Sitting on the three-wheeler for the very first time felt as foreign as a tamale in an igloo. The motor’s rough thrum, the way the whole bike jerked when popped out of neutral and into first gear, the way it responded to even the slightest caress of the thumb on the insignificant-looking throttle. I didn’t know it yet, but my love affair with the three-wheeler had begun with a few uncomfortable jerks and a noisy climb to second gear.
“Take your thumb off the gas,” Dad said, “and — quick — shift up with your foot.” Oh, the sound of the three-wheeler popping into high gear. More gas, no gas, shift up, shift down. Automatic clutches made learning even easier, and the concept of shifting — of revving and red-lining RPMs and the sound of a motor ready to climb higher — made learning to drive a stick shift easier in the coming years.

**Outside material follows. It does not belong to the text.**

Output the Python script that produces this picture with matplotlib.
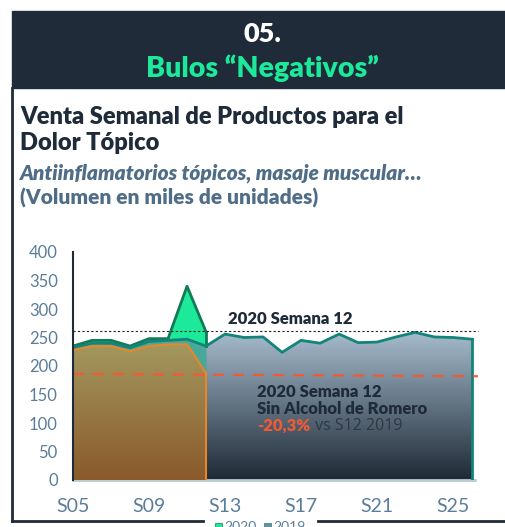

The first several times, I rode with my dad — he in front, I in back — as he explained why you can’t leave your thumb on the throttle when you shift, why you can’t downshift at high speeds (I later learned this the hard way after nearly eating dirt a few times) and why you must, at all costs, respect the engine and tame the road. It was the best Christmas ever.
Then again, I’ve always been into Christmas. Sure, it’s all about buying, blah, blah, blah, no heart, blah, blah, blah, but I’ve always felt something unavoidably magical about a time when so many people are looking forward to the same thing. It can be palpably exciting or achingly depressing, but the Christmas season is something, one way or another.
Over the years, I learned that Christmas could take almost any form. Some years, the gifts showered down in remarkable torrents; other years, there were no gifts at all. Though the Christmas season seemed representative of a holiday wheel of fortune, it was always good, for reasons I can’t and don’t want to explain.
The year of the three-wheelers was a good one because, well, three-wheelers rock! But we were also together and having fun, and it isn’t always that way. Now, I like to give my parents gifts that make them as happy as they’ve made me — but the truth is that gifts that good don’t really exist.
I rode those three-wheelers, with my parents, sister and a handful of our friends, until I was about 20 years old. Every time those days cross my mind, of so many summers spent riding through almond orchards and racing alongside canal banks, I want to do it all again. There are so many stories of building dirt roads and jumping dirt piles and near-misses and full-on accidents attached to those bikes that there’s no time and no room to tell them all. Later on, I intermittently rode a quad and taught new friends and coworkers how to do the same. It was always fun to watch the terror on their faces morph into smiles, and to struggle with trusting them enough to put them in the driver’s seat.
If there was ever a gift that made me more of who I am — and also more like my parents — the three-wheeler was it. It was that unexpected gift that changed my life in unexpected ways, and made me willing to accept, and expect, more of the same.